Pull every line containing "this" out of the material below.

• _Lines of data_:
----------------
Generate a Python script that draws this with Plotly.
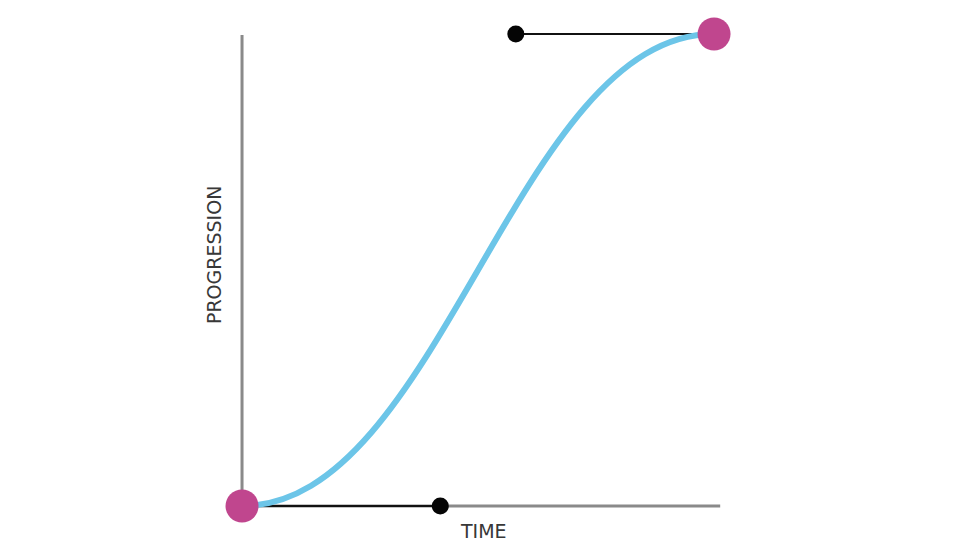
import plotly.graph_objects as go

# cubic bezier easing curve (ease-in-out)
ctrl_x = [0.0, 0.42, 0.58, 1.0]
ctrl_y = [0.0, 0.0, 1.0, 1.0]

end_x = [ctrl_x[0], ctrl_x[3]]
end_y = [ctrl_y[0], ctrl_y[3]]
handle_x = [ctrl_x[1], ctrl_x[2]]
handle_y = [ctrl_y[1], ctrl_y[2]]

axis_x_end = 1.013
axis_y_end = 0.998

x_title = "TIME"
y_title = "PROGRESSION"

fig = go.Figure()

path = "M {},{} C {},{} {},{} {},{}".format(
    ctrl_x[0], ctrl_y[0], ctrl_x[1], ctrl_y[1],
    ctrl_x[2], ctrl_y[2], ctrl_x[3], ctrl_y[3])

shapes = [
    # axes
    dict(type="line", x0=0, y0=0, x1=axis_x_end, y1=0,
         line=dict(color="#8a8a8a", width=3), layer="below"),
    dict(type="line", x0=0, y0=0, x1=0, y1=axis_y_end,
         line=dict(color="#8a8a8a", width=3), layer="below"),
    # handles
    dict(type="line", x0=ctrl_x[0], y0=ctrl_y[0], x1=ctrl_x[1], y1=ctrl_y[1],
         line=dict(color="#111111", width=2), layer="below"),
    dict(type="line", x0=ctrl_x[2], y0=ctrl_y[2], x1=ctrl_x[3], y1=ctrl_y[3],
         line=dict(color="#111111", width=2), layer="below"),
    # curve
    dict(type="path", path=path, line=dict(color="#6cc5e8", width=6),
         layer="below"),
]

fig.add_trace(go.Scatter(
    x=handle_x, y=handle_y, mode="markers",
    marker=dict(size=17, color="#050505"), hoverinfo="skip"))
fig.add_trace(go.Scatter(
    x=end_x, y=end_y, mode="markers",
    marker=dict(size=33, color="#c0468e"), hoverinfo="skip"))

fig.update_layout(
    width=960, height=560,
    margin=dict(l=0, r=0, t=0, b=0),
    paper_bgcolor="white", plot_bgcolor="white",
    showlegend=False,
    shapes=shapes,
    xaxis=dict(range=[-0.4958, 1.538], visible=False, fixedrange=True),
    yaxis=dict(range=[-0.1314, 1.0551], visible=False, fixedrange=True),
    annotations=[
        dict(text=x_title, x=0.512, y=-0.054, xref="x", yref="y",
             showarrow=False,
             font=dict(family="DejaVu Sans", size=19, color="#383838")),
        dict(text=y_title, x=-0.059, y=0.532, xref="x", yref="y",
             textangle=-90, showarrow=False,
             font=dict(family="DejaVu Sans", size=19, color="#383838")),
    ],
)

fig.write_html("out.html")
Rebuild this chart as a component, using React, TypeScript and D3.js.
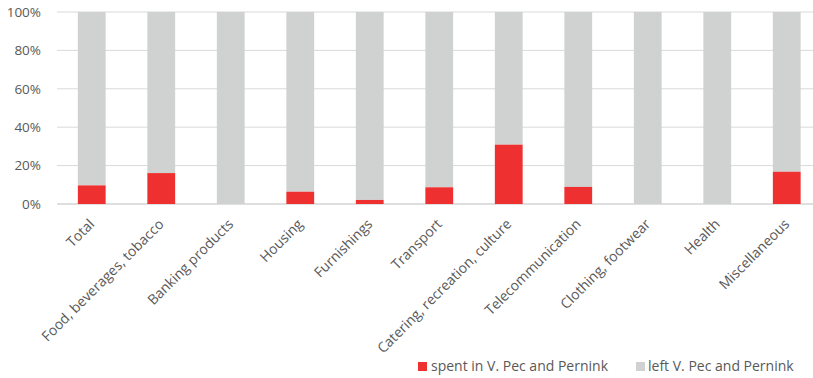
----------------
• _Exercise answer_:
Generate a Python script that draws this with Plotly.
Rebuild this chart as a component, using React, TypeScript and D3.js.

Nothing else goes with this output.